**Your goal**. Exactly retype the lines from the one containing "What Apache ECharts" through the one containing "70, 80, 90];"; both ends count, pictures do not.

**Task material**.
^^^^
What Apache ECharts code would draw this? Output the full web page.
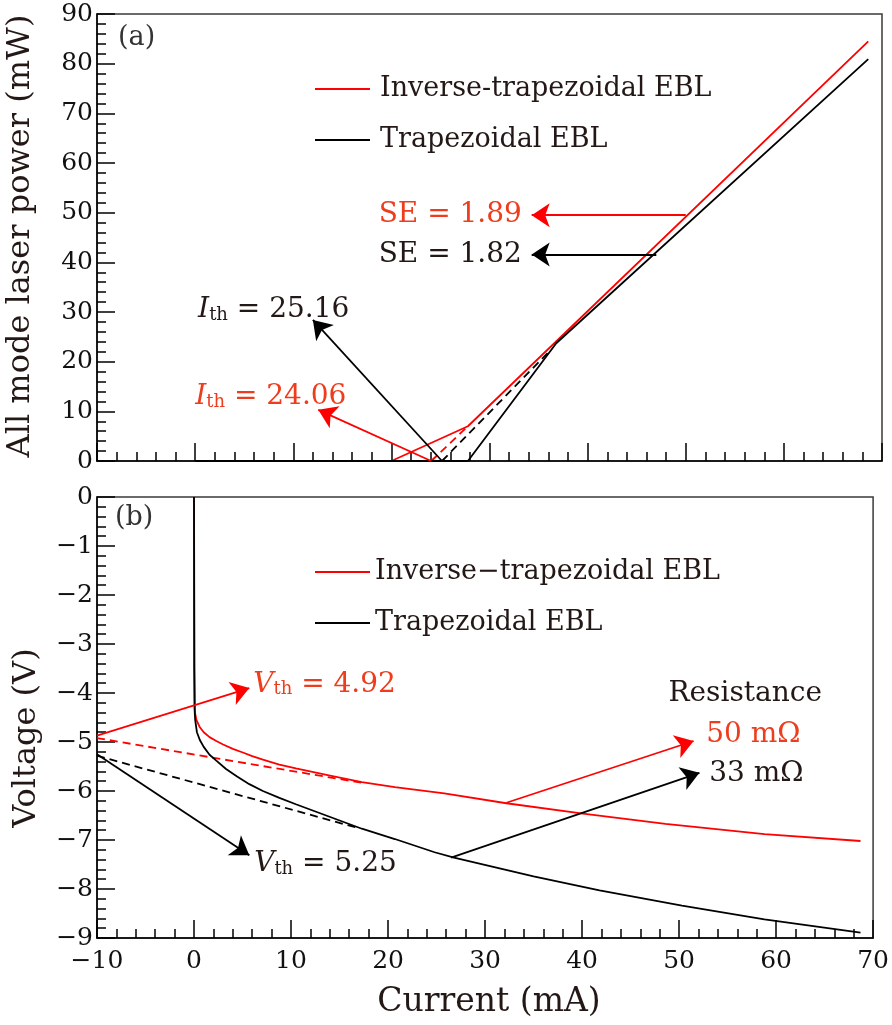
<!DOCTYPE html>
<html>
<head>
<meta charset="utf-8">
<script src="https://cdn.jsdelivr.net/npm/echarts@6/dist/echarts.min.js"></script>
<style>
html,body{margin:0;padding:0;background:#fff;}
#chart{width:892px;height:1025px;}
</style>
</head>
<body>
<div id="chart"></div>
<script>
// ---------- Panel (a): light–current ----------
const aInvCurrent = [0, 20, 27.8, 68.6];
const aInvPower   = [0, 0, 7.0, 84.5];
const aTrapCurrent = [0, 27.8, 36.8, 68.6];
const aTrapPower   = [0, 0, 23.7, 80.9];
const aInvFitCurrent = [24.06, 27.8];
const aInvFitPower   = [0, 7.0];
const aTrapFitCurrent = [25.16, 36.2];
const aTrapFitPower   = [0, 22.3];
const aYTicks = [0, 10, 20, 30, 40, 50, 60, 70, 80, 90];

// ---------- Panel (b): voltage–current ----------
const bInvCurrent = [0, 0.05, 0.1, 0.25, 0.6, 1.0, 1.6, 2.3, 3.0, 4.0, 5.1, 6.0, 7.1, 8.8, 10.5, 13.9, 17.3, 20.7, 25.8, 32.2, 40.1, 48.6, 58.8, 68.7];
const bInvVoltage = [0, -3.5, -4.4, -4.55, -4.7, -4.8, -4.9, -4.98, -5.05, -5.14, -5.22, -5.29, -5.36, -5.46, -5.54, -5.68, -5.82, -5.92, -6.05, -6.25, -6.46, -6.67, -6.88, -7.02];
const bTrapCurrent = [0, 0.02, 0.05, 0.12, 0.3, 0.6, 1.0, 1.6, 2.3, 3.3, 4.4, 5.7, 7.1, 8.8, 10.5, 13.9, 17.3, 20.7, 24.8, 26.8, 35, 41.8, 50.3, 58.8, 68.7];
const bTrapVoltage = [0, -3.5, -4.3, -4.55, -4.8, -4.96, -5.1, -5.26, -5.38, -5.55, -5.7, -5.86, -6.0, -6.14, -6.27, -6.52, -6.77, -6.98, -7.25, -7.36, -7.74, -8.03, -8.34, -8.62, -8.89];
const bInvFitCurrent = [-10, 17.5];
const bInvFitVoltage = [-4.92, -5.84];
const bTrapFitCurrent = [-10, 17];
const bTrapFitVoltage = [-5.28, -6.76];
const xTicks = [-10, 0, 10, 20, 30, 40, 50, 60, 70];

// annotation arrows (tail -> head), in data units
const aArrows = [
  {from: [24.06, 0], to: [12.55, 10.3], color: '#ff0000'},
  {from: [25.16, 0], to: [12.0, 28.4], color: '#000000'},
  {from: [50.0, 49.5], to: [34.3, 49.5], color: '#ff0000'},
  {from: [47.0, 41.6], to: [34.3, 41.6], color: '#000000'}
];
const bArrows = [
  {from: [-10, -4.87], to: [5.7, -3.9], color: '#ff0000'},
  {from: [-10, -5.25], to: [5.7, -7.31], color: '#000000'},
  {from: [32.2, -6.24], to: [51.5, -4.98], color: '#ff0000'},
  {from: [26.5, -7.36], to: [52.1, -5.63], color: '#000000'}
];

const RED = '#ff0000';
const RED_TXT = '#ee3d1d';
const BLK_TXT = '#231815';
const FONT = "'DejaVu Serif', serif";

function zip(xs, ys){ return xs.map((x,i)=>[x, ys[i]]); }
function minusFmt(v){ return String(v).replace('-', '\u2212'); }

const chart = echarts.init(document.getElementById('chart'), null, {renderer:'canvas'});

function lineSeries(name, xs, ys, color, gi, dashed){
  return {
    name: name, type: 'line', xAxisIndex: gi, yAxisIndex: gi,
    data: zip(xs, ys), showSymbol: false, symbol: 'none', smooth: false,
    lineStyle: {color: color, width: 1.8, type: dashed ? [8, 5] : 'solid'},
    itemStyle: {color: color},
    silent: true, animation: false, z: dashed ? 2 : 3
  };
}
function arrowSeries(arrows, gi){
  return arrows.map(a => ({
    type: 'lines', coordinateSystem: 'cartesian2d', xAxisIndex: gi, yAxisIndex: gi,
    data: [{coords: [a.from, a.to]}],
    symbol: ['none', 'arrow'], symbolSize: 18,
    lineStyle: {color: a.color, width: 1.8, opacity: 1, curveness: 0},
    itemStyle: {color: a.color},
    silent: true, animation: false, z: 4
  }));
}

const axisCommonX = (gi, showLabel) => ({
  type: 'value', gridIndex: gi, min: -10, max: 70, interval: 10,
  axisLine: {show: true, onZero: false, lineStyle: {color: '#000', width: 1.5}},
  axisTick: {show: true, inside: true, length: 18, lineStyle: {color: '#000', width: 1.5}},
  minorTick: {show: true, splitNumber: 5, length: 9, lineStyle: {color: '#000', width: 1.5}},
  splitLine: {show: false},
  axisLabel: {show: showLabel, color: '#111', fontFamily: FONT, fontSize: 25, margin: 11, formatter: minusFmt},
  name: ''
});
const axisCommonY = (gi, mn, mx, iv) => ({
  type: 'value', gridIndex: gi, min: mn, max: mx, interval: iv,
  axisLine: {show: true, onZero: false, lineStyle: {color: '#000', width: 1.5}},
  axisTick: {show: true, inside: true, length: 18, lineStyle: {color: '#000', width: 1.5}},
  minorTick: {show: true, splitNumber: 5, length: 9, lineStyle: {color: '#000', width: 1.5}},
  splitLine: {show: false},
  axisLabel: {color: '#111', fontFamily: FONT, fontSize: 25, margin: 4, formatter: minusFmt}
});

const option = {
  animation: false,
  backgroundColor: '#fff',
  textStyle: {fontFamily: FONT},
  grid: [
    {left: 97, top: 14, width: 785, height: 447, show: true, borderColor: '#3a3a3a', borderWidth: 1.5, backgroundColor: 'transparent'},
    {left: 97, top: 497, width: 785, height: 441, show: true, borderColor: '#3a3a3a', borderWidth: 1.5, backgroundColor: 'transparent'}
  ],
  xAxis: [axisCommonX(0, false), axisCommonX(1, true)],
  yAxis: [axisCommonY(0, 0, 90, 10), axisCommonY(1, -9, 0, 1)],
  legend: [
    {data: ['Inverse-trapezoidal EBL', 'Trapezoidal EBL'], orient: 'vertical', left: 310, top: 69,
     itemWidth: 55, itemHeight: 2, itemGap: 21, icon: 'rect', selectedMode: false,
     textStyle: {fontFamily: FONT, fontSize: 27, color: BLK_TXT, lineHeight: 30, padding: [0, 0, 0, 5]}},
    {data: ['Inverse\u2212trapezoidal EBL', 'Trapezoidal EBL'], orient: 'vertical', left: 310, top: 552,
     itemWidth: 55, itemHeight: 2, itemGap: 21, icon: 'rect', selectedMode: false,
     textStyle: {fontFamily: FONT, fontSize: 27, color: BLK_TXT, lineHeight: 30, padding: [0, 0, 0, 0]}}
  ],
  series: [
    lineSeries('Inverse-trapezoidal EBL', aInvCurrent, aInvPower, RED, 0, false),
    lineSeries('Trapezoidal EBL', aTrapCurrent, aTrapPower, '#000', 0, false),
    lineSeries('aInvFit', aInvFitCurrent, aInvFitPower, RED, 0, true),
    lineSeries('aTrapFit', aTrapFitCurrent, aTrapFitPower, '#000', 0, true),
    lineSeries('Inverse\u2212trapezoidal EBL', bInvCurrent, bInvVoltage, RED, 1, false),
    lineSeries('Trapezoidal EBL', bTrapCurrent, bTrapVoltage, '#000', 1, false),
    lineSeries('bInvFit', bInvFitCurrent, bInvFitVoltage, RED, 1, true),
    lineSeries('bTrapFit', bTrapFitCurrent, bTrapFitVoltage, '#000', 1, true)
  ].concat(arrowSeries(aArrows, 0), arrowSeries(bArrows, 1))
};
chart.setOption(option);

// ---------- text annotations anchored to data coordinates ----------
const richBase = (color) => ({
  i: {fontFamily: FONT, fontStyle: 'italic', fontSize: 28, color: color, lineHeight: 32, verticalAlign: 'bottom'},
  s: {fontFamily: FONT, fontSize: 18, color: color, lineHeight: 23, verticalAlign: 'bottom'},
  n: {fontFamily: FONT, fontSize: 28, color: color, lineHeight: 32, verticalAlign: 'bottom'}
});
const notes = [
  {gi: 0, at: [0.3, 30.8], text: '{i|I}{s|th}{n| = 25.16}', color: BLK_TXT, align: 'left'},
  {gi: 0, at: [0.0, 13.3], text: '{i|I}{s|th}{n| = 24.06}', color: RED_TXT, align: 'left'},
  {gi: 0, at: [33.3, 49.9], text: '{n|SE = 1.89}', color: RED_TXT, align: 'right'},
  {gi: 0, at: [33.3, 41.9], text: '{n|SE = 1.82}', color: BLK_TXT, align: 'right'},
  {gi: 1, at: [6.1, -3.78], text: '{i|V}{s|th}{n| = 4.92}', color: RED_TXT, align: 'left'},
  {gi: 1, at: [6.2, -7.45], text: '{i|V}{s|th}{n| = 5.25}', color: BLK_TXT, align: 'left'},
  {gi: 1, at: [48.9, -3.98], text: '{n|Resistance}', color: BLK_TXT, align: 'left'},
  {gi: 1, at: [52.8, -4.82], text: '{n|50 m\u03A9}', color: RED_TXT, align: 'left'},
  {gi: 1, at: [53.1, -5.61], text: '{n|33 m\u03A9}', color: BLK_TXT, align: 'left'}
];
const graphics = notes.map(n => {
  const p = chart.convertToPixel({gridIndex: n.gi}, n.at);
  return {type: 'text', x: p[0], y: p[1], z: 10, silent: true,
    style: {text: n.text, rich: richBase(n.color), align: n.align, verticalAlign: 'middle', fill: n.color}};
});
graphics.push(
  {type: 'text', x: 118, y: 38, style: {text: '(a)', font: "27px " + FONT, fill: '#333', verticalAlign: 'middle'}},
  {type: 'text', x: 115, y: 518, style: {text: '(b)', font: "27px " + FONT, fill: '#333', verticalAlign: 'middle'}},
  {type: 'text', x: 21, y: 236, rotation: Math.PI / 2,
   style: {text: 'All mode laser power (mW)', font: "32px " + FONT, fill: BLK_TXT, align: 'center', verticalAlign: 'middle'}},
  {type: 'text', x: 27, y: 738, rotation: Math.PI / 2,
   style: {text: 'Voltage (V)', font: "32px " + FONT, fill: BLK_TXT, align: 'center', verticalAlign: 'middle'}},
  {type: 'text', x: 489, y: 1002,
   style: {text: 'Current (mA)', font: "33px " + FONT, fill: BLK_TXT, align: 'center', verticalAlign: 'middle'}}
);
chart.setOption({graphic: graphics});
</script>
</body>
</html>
^^^^
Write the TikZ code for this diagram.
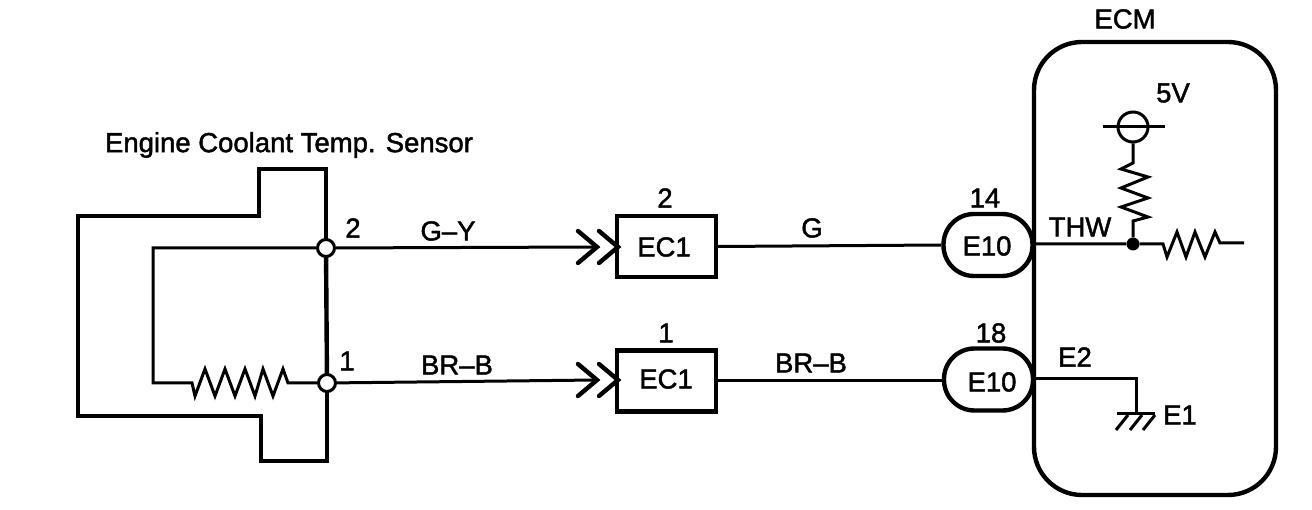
^^^^
**Complete output**.
What Apache ECharts code would draw this? Output the full web page.
<!DOCTYPE html>
<html>
<head>
<meta charset="utf-8">
<script src="https://cdn.jsdelivr.net/npm/echarts@6/dist/echarts.min.js"></script>
<style>
html,body{margin:0;padding:0;background:#fff;}
#chart{width:892px;height:1025px;}
</style>
</head>
<body>
<div id="chart"></div>
<script>
// ---------- Panel (a): light–current ----------
const aInvCurrent = [0, 20, 27.8, 68.6];
const aInvPower   = [0, 0, 7.0, 84.5];
const aTrapCurrent = [0, 27.8, 36.8, 68.6];
const aTrapPower   = [0, 0, 23.7, 80.9];
const aInvFitCurrent = [24.06, 27.8];
const aInvFitPower   = [0, 7.0];
const aTrapFitCurrent = [25.16, 36.2];
const aTrapFitPower   = [0, 22.3];
const aYTicks = [0, 10, 20, 30, 40, 50, 60, 70, 80, 90];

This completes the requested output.